Too much has been said about how India is a country of the young. Too little has been done about it.

Few categories in the country have seen as much of a sea change as television has. A young and nascent industry by any standards, changes that took 50 years in the West have been compressed into just over a decade here. From DD to DTH, the changes have come in the form of newer technology, global exposure and exploding choice. And the young consumers of this country have been at the very epicenter of this whirl-wind. Whereas most marketers, including the TV industry, have ironically been on the outside looking in.

The trouble with marketing to the young is that those doing the marketing are far from young. It‘s a problem that the gaming industry in the West recognised very early on - after all over 90 per cent of its sales were to people below 20 years of age. Their solution was to hire their prospective customers - as consultants, game-testers, designers and evangelists. They rightly believed that to create a game that truly captured the imagination of a 14-year-old, you need a 14-year-old to tell you how.

But unlike gaming, the challenge of programming television for the young goes beyond just understanding their needs. Youth Television‘s challenge is a lot more fundamental - it is to stay relevant to a generation of digital natives who are increasingly gratifying their entertainment needs from a variety of sources outside TV.

Television is no longer the young, sexy and alluring medium it once was. Sure, it‘s still the largest and most cost effective medium to reach out to any segment of the population including the young. And yes, in sheer numbers, the quantum of reach it offers is truly staggering. But it is in its role as an agent of change, as a definer of trends and as a lighthouse to the young that TV has been lagging of late.

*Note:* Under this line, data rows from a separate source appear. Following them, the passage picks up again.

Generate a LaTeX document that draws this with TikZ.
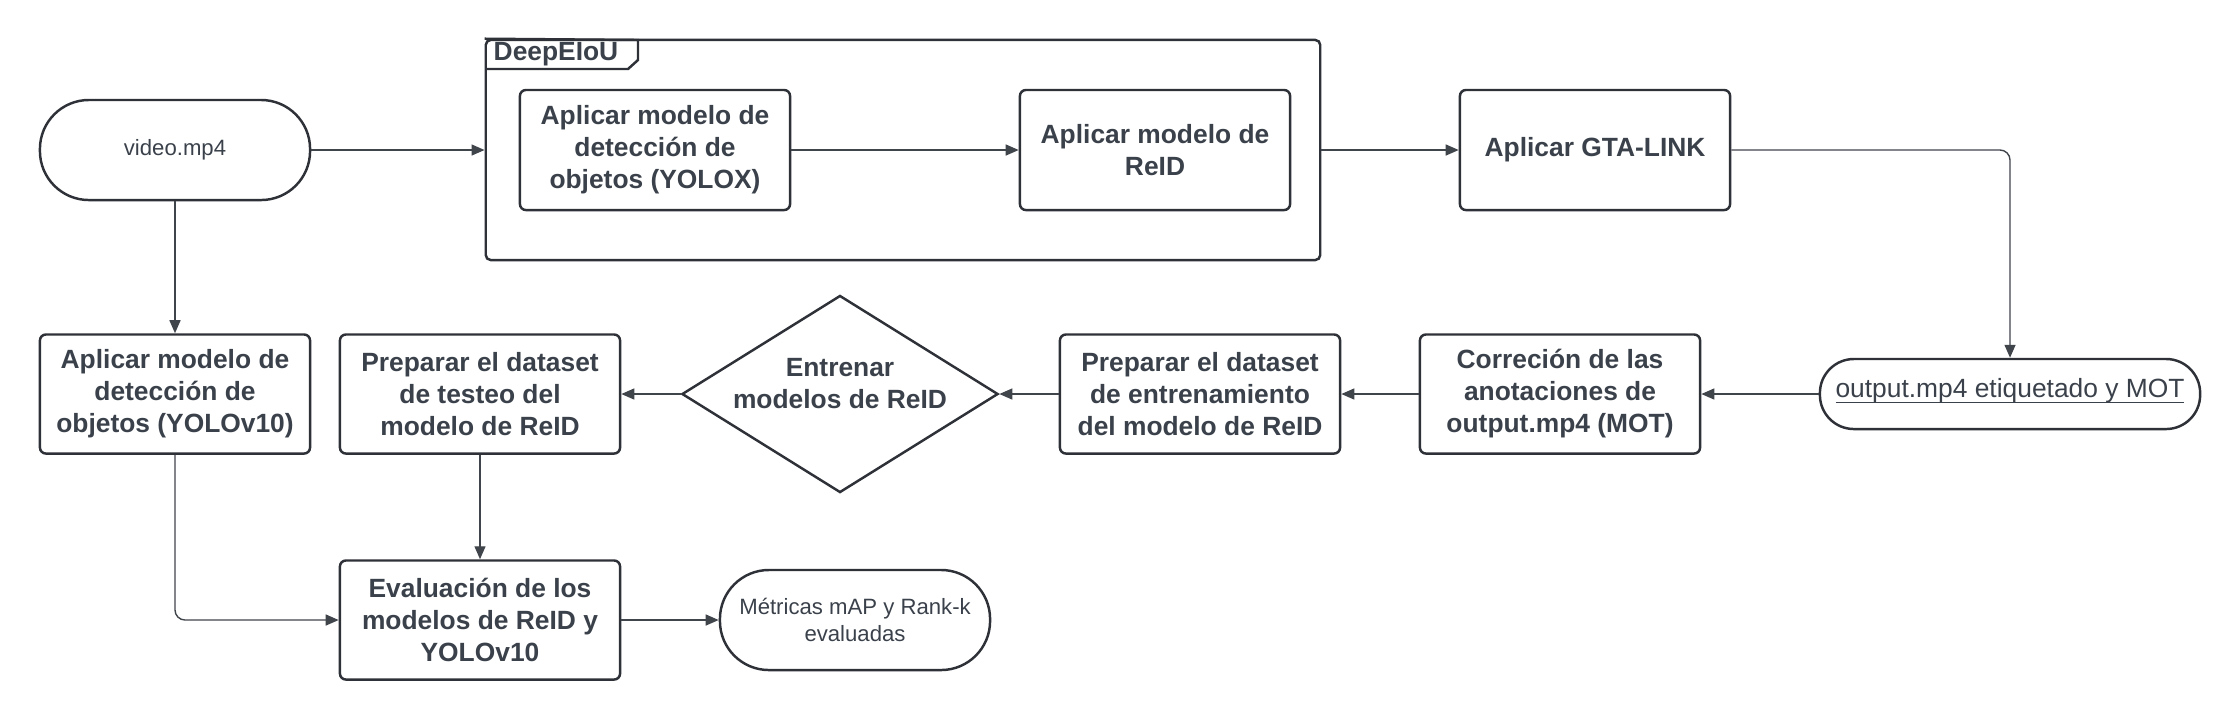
\documentclass[tikz,border=0pt]{standalone}
\usepackage{fontspec}
\setmainfont{Liberation Sans}
\usetikzlibrary{shapes.geometric,arrows.meta}
\definecolor{borde}{HTML}{2E3138}
\definecolor{texto}{HTML}{3A414A}
\definecolor{linea}{HTML}{40444B}
\begin{document}
\begin{tikzpicture}[
			x=0.01cm, y=-0.01cm,
			proceso/.style={rectangle, draw=borde, line width=0.7pt, rounded corners=0.6mm, minimum width=2.8cm, minimum height=1.19cm, inner sep=0pt, align=center, text=texto, font=\fontsize{7.5}{9.1}\selectfont\bfseries},
			terminal/.style={rectangle, draw=borde, line width=0.7pt, rounded corners=4.9mm, minimum width=2.7cm, minimum height=1cm, inner sep=0pt, align=center, text=texto, font=\fontsize{6.3}{7.7}\selectfont},
			decision/.style={diamond, draw=borde, line width=0.7pt, minimum width=3.16cm, minimum height=1.97cm, aspect=1.6, inner sep=-1.5pt, align=center, text=texto, font=\fontsize{7.5}{9.1}\selectfont\bfseries},
			flecha/.style={draw=linea, line width=0.4pt, -{Triangle[length=1.3mm,width=1.1mm]}}
		]
		\useasboundingbox (0,0) rectangle (2240,720);
		\node[terminal] (video) at (175,150) {video.mp4};
		\node[rectangle, draw=borde, line width=0.7pt, rounded corners=0.5mm, minimum width=8.34cm, minimum height=2.2cm] (deepeiou) at (903,150) {};
		\draw[borde, line width=0.7pt] (deepeiou.north west) -- (638,40) -- (638,60) -- (628,69) -- (486,69);
		\node[anchor=west, text=texto, font=\fontsize{7.5}{9}\selectfont\bfseries, inner sep=0pt] (tab) at (493,54) {DeepEIoU};
		\node[proceso, minimum width=2.7cm, minimum height=1.2cm] (yolox) at (655,150) {Aplicar modelo de\\detección de\\objetos (YOLOX)};
		\node[proceso, minimum width=2.7cm, minimum height=1.2cm] (reid) at (1155,150) {Aplicar modelo de\\ReID};
		\node[proceso, minimum width=2.7cm, minimum height=1.2cm] (gta) at (1595,150) {Aplicar GTA-LINK};
		\node[terminal, minimum width=3.8cm, minimum height=0.7cm, rounded corners=3.4mm, font=\fontsize{7.5}{9}\selectfont] (salida) at (2010,394) {\underline{\smash{output.mp4 etiquetado y MOT}}\vphantom{py}};
		\node[proceso] (correccion) at (1560,394) {Correción de las\\anotaciones de\\output.mp4 (MOT)};
		\node[proceso] (entrenamiento) at (1200,394) {Preparar el dataset\\de entrenamiento\\del modelo de ReID};
		\node[decision] (entrenar) at (840,394) {Entrenar\\modelos de ReID\\[-3pt]};
		\node[proceso] (testeo) at (480,394) {Preparar el dataset\\de testeo del\\modelo de ReID};
		\node[proceso, minimum width=2.7cm] (yolov10) at (175,394) {Aplicar modelo de\\detección de\\objetos (YOLOv10)};
		\node[proceso] (evaluacion) at (480,620) {Evaluación de los\\modelos de ReID y\\YOLOv10};
		\node[terminal] (metricas) at (855,620) {Métricas mAP y Rank-k\\evaluadas};
		\draw[flecha] (video) -- (deepeiou);
		\draw[flecha] (yolox) -- (reid);
		\draw[flecha] (deepeiou) -- (gta);
		\draw[flecha, rounded corners=1mm] (gta.east) -| (salida.north);
		\draw[flecha] (salida) -- (correccion);
		\draw[flecha] (correccion) -- (entrenamiento);
		\draw[flecha] (entrenamiento) -- (entrenar);
		\draw[flecha] (entrenar) -- (testeo);
		\draw[flecha] (video) -- (yolov10);
		\draw[flecha] (testeo) -- (evaluacion);
		\draw[flecha, rounded corners=1mm] (yolov10.south) |- (evaluacion.west);
		\draw[flecha] (evaluacion) -- (metricas);
	\end{tikzpicture}
\end{document}
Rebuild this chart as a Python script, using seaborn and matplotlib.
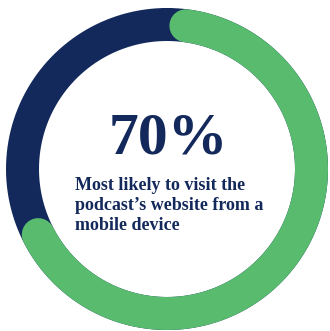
import numpy as np
import matplotlib
matplotlib.use("Agg")
import matplotlib.pyplot as plt
import seaborn as sns
import pandas as pd

sns.set_theme(style="white")

share_pct = [70]
share_labels = ["70%"]
caption_lines = ["Most likely to visit the", "podcast\u2019s website from a", "mobile device"]

NAVY = "#13295b"
GREEN = "#58bb6e"

W, H = 330, 331
fig = plt.figure(figsize=(W / 100, H / 100), dpi=100)
cx, cy, R = 167, 169, 165
ax = fig.add_axes([(cx - R) / W, (H - cy - R) / H, 2 * R / W, 2 * R / H], projection="polar")
ax.set_theta_zero_location("N")
ax.set_theta_direction(-1)
ax.set_ylim(0, R)
ax.axis("off")

r_mid = 144.5
lw = 33 * 72 / 100

full = np.linspace(0, 2 * np.pi, 361)
sns.lineplot(x=full, y=np.full_like(full, r_mid), ax=ax, color=NAVY, linewidth=lw, sort=False,
             estimator=None)

span = share_pct[0] / 100 * 360
th = np.deg2rad(np.linspace(7.5, span - 9, 300))
line = sns.lineplot(x=th, y=np.full_like(th, r_mid), ax=ax, color=GREEN, linewidth=lw, sort=False,
                    estimator=None)
ax.lines[-1].set_solid_capstyle("round")
ax.set_xlabel("")
ax.set_ylabel("")

fig.text(168 / W, 1 - 153 / H, share_labels[0], ha="center", va="baseline",
         fontsize=43, fontweight="bold", family="Liberation Serif", color=NAVY)
for i, t in enumerate(caption_lines):
    fig.text(75 / W, 1 - (190 + 20 * i) / H, t, ha="left", va="baseline",
             fontsize=13, fontweight="bold", family="Liberation Serif", color=NAVY)

fig.savefig("out.png", dpi=100)
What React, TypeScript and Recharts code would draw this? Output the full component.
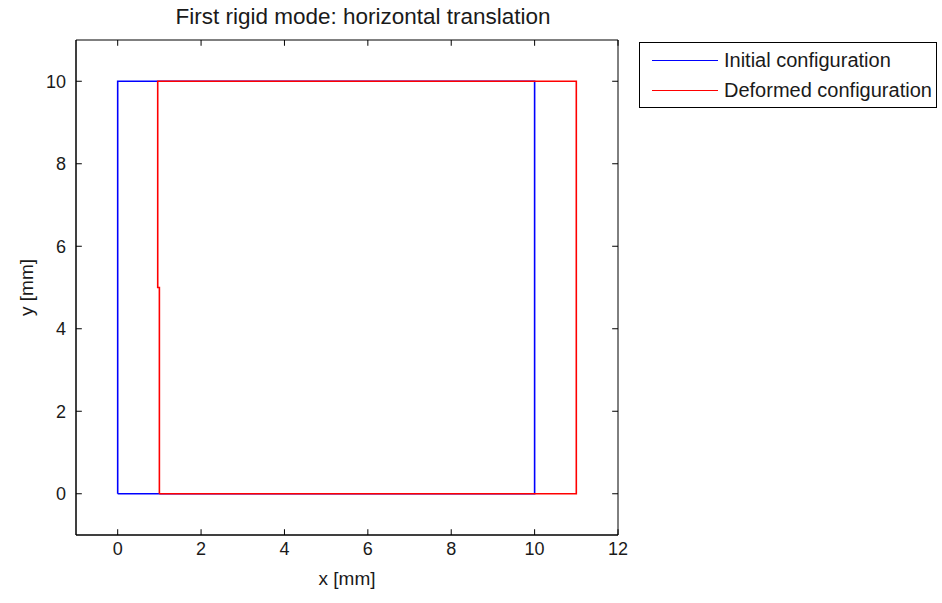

From being the only window that beamed in those wonderfully hypnotizing images from all around the world, it is now so ubiquitous and so ingrained into our lives as to be often taken for granted and overlooked. For the young who have grown up with television, it holds hardly any charm as a lifestyle medium - after all they haven‘t known or seen a world without it.

Nor is TV the beacon of information it once was. That space has quickly and irrevocably been usurped by the Internet. Granted, the overall net penetration numbers in this country still remain abysmal. But among the young, the access rates are not only higher but also growing at a blistering pace. What‘s more, mobile phones are ensuring that the net is well and truly available to anyone who wishes to access it.

TV once was the sole repository of everything cool and glamorous - from fashion to lifestyle to relationships. An entire generation of people looked up to it to tell them what to wear, how to look, how to speak and where to hang out. That‘s a position it has vacated over a period of time to various media - to a resurgent movie industry with its new-found urban acceptance, to one-for-every whim lifestyle magazines and even to newspapers in their dolled up page 3 avtaars.

And finally to top it all, even in its most functional gratification, as a means for just killing time, the young are finding options that are newer, more alluring and certainly much cooler. Ask any teenager and he‘ll tell you how much more fun it is to while away at the mall than to be watching TV at home. Or how much cooler it is to be hanging out with friends at the local Barista than to be watching it on TV.

So is TV doomed to exist as a once cool has been medium with as much relevance to youngsters as the blocky black telephone that still sits in the corner of some living rooms? Or is there really a way that TV can reinvent itself to once again be a central part of every teenagers and young adult‘s life?

At Channel [V] we believe there is.

The only way to counter change is paradoxically through change.

When Apple decided to stray from its mainstay of computing and venture into the ultra competitive world of personal electronics, few gave them a chance against the might of giants like Sony. But the iPod has not only gone on to redefine the way people consume music, it has changed the very face of the music industry and its commerce for ever. It did so through some audacious imagination and some good, old-fashioned trend spotting.

Exactly what television needs if it has to fire the imagination of the young again.

The trends are all around us for anyone who cares to look.

Today‘s youth are characterised by their ambition and their impatience. It‘s really an ‘AND‘ generation not an ‘OR‘ generation. It‘s career and personal life; it‘s work and fun, it‘s this and that. TV cannot buck this trend. We cannot expect people to choose between TV and hanging at the mall. We‘ll have to make both possible. It‘ll have to be TV at the mall, TV on the Internet, TV on the mobile and TV while driving. Thankfully, we have the technology today that makes this possible. What we now need is the mindset to see it through.

This is also the ‘NOW‘ generation. When impatience is a virtue, attention spans can only be non-existent. Bollywood has recognised this and our movies are getting shorter. TV will need to reinvent its format too. Mobisodes have often been written about but not really been worked upon. If 30-minute episodes are the norm merely to aid commercial scheduling, I‘m afraid we‘ll get little sympathy from the viewer. We‘ll have to find ways of monetising formats that our consumer prefers rather than the other way round. Once again, streaming video on the net has been a step ahead of TV in this regard.

Other signs and trends abound. The rise of user generated content, the voracious appetite for reality, the extreme need for self-expression and individuality, unbounded ambition, the increasingly transactional nature of relationships, friends being the new family, urban atomization - the list goes on.

It is said that those in the midst of great change rarely recognise the momentous nature of it. India and its young are in the midst of exactly such a change. It is change that will leave very few things in its path untouched - including the way we buy, organise and consume our television. And there are untold spoils for those who recognise this and exploit it.

To remain relevant and preferred, Youth TV will have to constantly reinvent and recharge itself.

And oh, by the way, those who mourn the passing away of music channels would do well to not shed a tear. The music hasn‘t died. It has merely shifted screens.